Provided entries:
[Begin]

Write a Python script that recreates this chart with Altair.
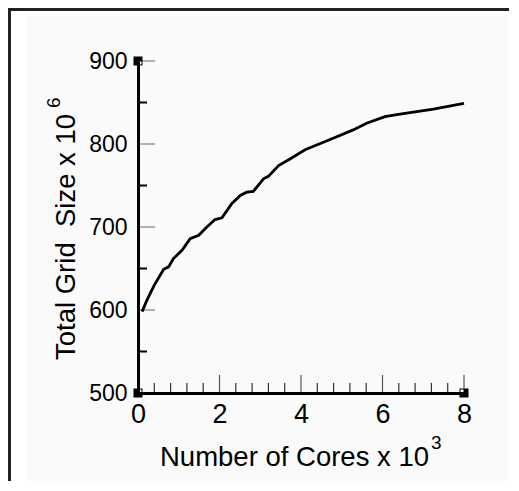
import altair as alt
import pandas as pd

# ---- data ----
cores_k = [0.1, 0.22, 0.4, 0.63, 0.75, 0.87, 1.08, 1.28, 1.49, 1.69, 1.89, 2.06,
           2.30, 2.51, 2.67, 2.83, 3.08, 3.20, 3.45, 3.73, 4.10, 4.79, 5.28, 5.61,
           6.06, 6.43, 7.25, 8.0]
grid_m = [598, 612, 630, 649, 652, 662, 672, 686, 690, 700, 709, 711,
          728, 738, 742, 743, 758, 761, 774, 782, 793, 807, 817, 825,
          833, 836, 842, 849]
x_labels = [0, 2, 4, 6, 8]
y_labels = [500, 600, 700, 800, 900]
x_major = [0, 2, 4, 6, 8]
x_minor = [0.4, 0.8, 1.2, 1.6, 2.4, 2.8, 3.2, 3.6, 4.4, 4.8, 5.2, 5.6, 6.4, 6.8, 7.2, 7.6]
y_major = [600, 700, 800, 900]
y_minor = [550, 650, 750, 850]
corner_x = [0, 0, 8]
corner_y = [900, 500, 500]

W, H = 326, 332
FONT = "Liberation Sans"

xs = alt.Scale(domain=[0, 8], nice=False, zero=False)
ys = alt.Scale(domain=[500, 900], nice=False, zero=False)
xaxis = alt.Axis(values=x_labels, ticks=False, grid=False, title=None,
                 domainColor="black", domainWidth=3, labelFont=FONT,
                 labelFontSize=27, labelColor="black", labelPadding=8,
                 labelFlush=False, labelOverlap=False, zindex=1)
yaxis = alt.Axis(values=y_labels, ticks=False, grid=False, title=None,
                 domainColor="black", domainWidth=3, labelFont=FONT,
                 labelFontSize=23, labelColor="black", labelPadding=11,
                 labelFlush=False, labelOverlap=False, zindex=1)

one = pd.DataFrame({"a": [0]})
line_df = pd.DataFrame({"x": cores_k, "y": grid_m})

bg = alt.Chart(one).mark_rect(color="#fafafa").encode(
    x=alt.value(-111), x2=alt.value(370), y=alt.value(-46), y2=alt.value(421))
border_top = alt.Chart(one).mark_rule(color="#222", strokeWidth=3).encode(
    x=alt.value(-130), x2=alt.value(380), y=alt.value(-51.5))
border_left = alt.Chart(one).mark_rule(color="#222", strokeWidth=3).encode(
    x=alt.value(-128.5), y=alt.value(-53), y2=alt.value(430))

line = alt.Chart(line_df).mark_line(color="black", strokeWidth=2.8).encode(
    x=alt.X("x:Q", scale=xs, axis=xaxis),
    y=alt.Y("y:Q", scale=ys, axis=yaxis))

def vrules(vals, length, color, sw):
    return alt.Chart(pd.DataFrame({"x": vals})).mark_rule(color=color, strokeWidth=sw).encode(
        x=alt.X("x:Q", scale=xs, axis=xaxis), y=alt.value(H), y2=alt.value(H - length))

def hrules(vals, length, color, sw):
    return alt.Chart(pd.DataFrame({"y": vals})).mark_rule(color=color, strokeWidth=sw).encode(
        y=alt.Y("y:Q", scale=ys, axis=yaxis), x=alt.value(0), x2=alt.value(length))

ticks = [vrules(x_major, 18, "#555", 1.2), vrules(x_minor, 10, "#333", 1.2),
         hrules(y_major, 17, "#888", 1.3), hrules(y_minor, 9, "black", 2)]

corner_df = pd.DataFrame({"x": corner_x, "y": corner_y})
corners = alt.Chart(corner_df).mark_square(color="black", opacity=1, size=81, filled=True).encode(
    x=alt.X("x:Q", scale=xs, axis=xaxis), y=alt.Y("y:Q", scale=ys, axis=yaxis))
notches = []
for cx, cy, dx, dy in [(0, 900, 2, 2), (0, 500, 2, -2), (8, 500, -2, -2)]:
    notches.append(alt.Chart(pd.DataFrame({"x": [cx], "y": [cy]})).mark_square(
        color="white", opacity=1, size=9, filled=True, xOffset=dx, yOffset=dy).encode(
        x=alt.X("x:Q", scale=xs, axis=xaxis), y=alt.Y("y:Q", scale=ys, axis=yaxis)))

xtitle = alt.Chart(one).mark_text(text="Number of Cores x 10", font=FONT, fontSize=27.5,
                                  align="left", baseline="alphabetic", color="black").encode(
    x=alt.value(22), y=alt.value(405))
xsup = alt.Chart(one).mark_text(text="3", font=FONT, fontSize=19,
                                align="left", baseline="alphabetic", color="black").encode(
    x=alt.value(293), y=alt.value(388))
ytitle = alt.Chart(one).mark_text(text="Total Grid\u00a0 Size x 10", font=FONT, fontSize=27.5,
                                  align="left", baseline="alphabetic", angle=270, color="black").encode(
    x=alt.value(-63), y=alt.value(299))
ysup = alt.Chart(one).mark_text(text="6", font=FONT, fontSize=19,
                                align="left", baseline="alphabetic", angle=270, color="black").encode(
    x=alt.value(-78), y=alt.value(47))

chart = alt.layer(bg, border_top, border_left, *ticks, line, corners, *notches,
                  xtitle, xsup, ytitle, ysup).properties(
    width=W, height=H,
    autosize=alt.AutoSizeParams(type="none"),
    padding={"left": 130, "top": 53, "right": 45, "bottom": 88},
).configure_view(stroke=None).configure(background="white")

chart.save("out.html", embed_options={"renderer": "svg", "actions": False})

[End]
[Begin]

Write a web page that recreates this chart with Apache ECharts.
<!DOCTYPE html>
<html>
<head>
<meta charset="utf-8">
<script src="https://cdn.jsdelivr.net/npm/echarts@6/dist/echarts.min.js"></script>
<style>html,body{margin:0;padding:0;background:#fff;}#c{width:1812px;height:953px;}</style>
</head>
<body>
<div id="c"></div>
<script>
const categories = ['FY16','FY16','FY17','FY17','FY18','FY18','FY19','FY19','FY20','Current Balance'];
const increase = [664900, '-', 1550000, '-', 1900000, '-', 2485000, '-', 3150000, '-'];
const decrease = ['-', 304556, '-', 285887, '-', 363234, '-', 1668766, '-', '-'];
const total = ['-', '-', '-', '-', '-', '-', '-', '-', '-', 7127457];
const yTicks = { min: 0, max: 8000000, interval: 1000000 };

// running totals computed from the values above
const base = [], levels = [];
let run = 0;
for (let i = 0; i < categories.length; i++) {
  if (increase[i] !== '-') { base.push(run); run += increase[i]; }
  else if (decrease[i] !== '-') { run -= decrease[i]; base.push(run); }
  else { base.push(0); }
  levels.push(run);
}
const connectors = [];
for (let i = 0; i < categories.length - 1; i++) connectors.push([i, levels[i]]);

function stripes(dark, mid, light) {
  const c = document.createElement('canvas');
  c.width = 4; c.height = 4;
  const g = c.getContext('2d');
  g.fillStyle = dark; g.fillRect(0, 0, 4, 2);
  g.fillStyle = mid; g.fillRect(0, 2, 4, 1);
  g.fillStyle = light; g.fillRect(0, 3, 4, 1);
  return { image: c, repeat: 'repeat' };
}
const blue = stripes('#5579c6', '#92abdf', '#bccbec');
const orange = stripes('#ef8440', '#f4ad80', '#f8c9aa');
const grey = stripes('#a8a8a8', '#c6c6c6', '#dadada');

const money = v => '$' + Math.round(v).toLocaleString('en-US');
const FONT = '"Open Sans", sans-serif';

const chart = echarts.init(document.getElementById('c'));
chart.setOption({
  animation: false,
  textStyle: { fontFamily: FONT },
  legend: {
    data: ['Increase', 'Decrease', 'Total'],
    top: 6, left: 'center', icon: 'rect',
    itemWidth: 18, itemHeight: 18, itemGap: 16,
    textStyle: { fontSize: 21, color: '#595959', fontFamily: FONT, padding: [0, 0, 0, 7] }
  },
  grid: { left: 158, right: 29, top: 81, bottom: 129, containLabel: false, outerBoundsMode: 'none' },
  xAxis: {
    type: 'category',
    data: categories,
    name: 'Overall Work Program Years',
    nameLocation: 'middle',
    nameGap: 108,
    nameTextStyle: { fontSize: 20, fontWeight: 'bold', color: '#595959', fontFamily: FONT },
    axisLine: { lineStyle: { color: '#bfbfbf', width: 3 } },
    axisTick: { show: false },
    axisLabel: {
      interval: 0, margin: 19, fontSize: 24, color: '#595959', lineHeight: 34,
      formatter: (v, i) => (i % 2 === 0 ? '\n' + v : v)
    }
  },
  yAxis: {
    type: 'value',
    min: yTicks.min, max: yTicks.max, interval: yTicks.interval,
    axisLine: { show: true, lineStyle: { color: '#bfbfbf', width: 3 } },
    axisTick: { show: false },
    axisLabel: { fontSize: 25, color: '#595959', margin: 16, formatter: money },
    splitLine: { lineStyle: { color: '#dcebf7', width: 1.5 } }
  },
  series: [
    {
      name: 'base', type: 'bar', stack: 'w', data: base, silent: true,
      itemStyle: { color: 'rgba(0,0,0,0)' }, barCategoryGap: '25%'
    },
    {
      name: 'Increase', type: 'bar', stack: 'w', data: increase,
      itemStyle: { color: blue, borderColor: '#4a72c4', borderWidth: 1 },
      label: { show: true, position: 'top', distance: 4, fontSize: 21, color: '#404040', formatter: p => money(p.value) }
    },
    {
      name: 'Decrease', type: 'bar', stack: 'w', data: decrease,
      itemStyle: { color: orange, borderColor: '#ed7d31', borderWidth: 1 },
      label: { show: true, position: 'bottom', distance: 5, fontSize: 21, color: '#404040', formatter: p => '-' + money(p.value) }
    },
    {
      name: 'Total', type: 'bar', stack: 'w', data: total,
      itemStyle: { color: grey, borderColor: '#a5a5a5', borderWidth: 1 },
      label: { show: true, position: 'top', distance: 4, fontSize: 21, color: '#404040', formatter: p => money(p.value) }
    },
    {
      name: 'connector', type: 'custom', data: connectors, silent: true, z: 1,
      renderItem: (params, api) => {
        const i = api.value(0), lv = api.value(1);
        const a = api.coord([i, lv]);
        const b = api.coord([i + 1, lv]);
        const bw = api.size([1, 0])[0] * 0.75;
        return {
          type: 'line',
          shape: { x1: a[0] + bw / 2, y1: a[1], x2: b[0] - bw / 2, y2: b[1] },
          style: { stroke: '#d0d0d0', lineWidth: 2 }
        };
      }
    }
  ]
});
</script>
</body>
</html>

[End]
[Begin]

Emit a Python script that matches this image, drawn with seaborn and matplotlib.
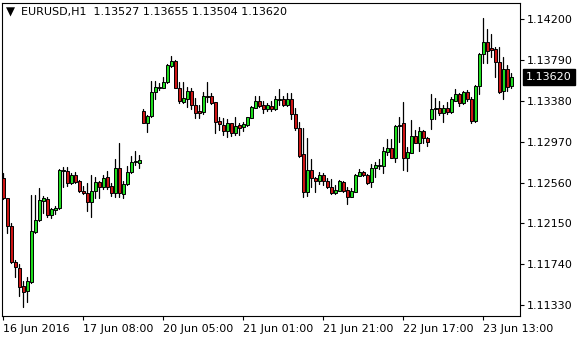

[End]

Problem to work on: Up in the listing, locate the line with "Write a Python"; print it and every line after it down to the line with "import pandas as pd", which is included too. Skip the pictures.

Output for this exercise:
Write a Python script that recreates this chart with Altair.
import altair as alt
import pandas as pd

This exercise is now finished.